A browse through the newsstand of centuries past

A visit to an online archive of newspapers of the 17th and 18th centuries shows how bloglike many of them were – for good or ill.

We were all effectively snowbound the other day in the Greater Boston area and beyond. Since moving through the streets looked difficult, I decided to time-travel through the Burney Collection of 17th- and 18th-century newspapers.

As a joint project of the British Library and Gale, the educational publisher, it's available online through university and other research libraries. I got to it via the Boston Public Library.

These newspapers, published in London, elsewhere in the British Isles, and in British colonies (including Boston) "comprise the most comprehensive collection of early English newspapers anywhere in the world," according to Gale.

This million-page collection was the work of the Rev. Charles Burney (1757-1817), a classical scholar, schoolmaster, and clergyman. (His father was a friend of Handel's, which is why the name may ring a bell, especially so soon after Christmas.)

Burney's collection, which went to the British Library at his death, shows how constant is the impulse to have a common public political conversation, even if in the guise of "letters" coming through the "mail."

The names of these publications are all over the lot. Many sound like titles you might ask for at your favorite newsstand or bookstore: The Boston Gazette or The Daily Courant. (I suppose that's another way of saying that newspaper names tend to be old-fashioned, er, steeped in tradition.)

But those titles are downright snappy compared with, say, "Briefe Relation of Some Affaires and Transactions," from 1649. Its publisher had obviously never heard of search engine optimization.

Then there's "All Alive and Merry; or the London Daily Post," from the early 1740s, which sounds as if it's trying a bit too hard to be sparkly.

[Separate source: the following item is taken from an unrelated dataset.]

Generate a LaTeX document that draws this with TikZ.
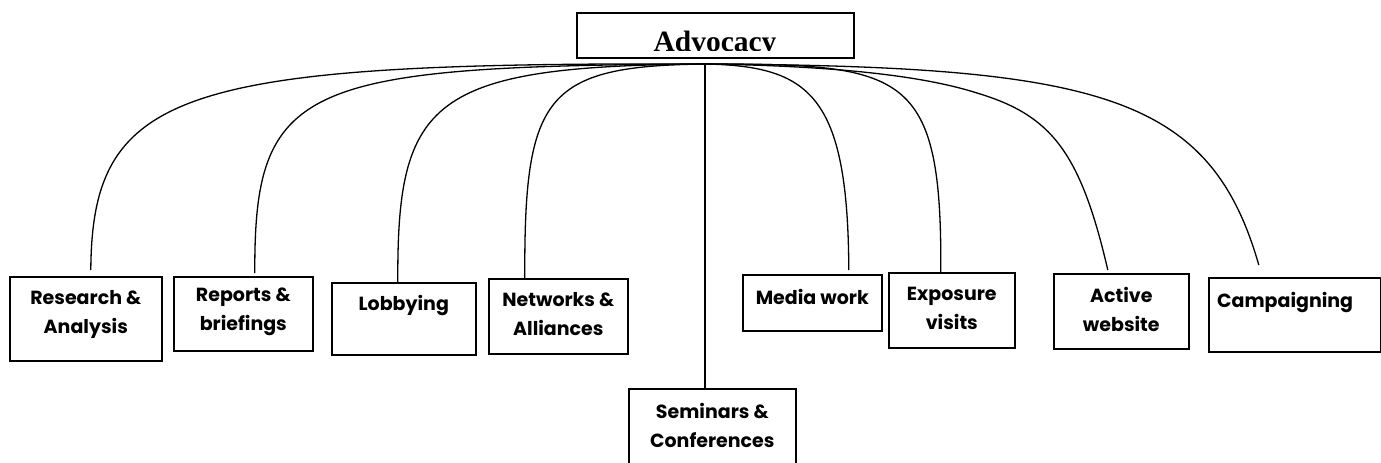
\documentclass[tikz,border=0pt]{standalone}
\usepackage{fontspec}
\newfontfamily\boxfont{Poppins}
\newfontfamily\advfont{Liberation Serif}
\begin{document}
\begin{tikzpicture}[x=1pt,y=-1pt,
  box/.style={draw=black, line width=1.6pt, rectangle, inner sep=0pt, anchor=north west},
  lbl/.style={inner sep=0pt, align=center, anchor=north, font=\boxfont\bfseries\fontsize{19}{29}\selectfont},
  conn/.style={draw=black, line width=1.3pt}]
\useasboundingbox (0,0) rectangle (1381,463);
\clip (0,0) rectangle (1381,463);
% boxes
\node[box, minimum width=277pt, minimum height=45pt] (adv) at (576,12) {};
\node[box, minimum width=152pt, minimum height=84pt] (rsch) at (9,276) {};
\node[box, minimum width=139pt, minimum height=74pt] (rep) at (173,276) {};
\node[box, minimum width=144pt, minimum height=72pt] (lob) at (331,282) {};
\node[box, minimum width=139pt, minimum height=75pt] (net) at (488,278) {};
\node[box, minimum width=167pt, minimum height=90pt] (sem) at (628,388) {};
\node[box, minimum width=139pt, minimum height=56pt] (med) at (742,274) {};
\node[box, minimum width=126pt, minimum height=75pt] (exp) at (888,272) {};
\node[box, minimum width=135pt, minimum height=75pt] (act) at (1053,273) {};
\node[box, minimum width=172pt, minimum height=74pt] (cam) at (1208,277) {};
% title text (clipped at the bottom as in the reference)
\begin{scope}
  \clip (577,13) rectangle (852,50);
  \node[inner sep=0pt, anchor=base, font=\advfont\bfseries\fontsize{29.5}{31}\selectfont] (advt) at (715,51.5) {Advocacy};
\end{scope}
% labels
\node[lbl] (rscht) at ([yshift=-14]rsch.north) {Research \&\\Analysis};
\node[lbl] (rept) at ([yshift=-12]rep.north) {Reports \&\\briefings};
\node[lbl] (lobt) at ([yshift=-13]lob.north) {Lobbying};
\node[lbl] (nett) at ([yshift=-14]net.north) {Networks \&\\Alliances};
\node[lbl] (semt) at ([yshift=-15]sem.north) {Seminars \&\\Conferences};
\node[lbl] (medt) at ([yshift=-15]med.north) {Media work};
\node[lbl] (expt) at ([yshift=-15]exp.north) {Exposure\\visits};
\node[lbl] (actt) at ([yshift=-14]act.north) {Active\\website};
\node[lbl, anchor=north west] (camt) at ([xshift=9,yshift=-15]cam.north west) {Campaigning};
% hub
\coordinate (hub) at (705,64);
% connectors
\draw[conn] (hub) .. controls (180,62) and (92,90) .. ([xshift=5,yshift=6]rsch.north);
\draw[conn] (hub) .. controls (300,66) and (254,85) .. ([xshift=11.5,yshift=3]rep.north);
\draw[conn] (hub) .. controls (430,66) and (397,100) .. ([xshift=-6]lob.north);
\draw[conn] (hub) .. controls (545,66) and (524,95) .. ([xshift=-33.5]net.north);
\draw[conn] (hub) -- (hub |- sem.north);
\draw[conn] (hub) .. controls (810,66) and (848,95) .. ([xshift=36.5,yshift=4]med.north);
\draw[conn] (hub) .. controls (905,64) and (942,70) .. ([xshift=-11]exp.north);
\draw[conn] (hub) .. controls (850,66) and (930,78) .. (977,93)
   .. controls (1050,115) and (1080,150) .. ([xshift=-13.5,yshift=3]act.north);
\draw[conn] (hub) .. controls (1100,66) and (1210,95) .. ([xshift=-36,yshift=12]cam.north);
\end{tikzpicture}
\end{document}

There is just one issue of "An Account of the Publick Transactions in Christendom" in the Burney Collection, that of Saturday, Aug. 11, 1694.

This was just a few years after the Ottoman Turks were defeated in the Battle of Vienna in 1683. The writer of the "account" reports, "General Veterani has advanced with the Forces under his Command to the Iron-gate, to cover Transilvania against the Tartars, and to favour the Expedition of the Poles, who according to the last Letters from Warsaw, were drawing together to enter Moldavia."

Some 330 years later, Western Europe is still concerned about its neighbors on the other side of the Bosporus, and still finding ways to make a place for the Poles and other Eastern Europeans.

It's astonishing how bloglike some of these papers are – for good or ill. The "account" begins, "We have been this Week in great Impatience for want of News, and the Holland Mail we had on Thursday, has not yet quenched our thirst; for what we heard was not very material."

Most news organizations would know better than to lead with "We don't really have any news, and what we had last time wasn't so hot either." But maybe if they were really honest they would.

And some of these old papers could be pretty cheeky. For instance: "This Courant (as the Title shews) will be Publish'd Daily: being design'd to give all the Material News as soon as every Post arrives: and is confin'd to half the Compass" – what we might call "news hole" or "format" – "to save the Publick at least half the Impertinences, of ordinary News-Papers."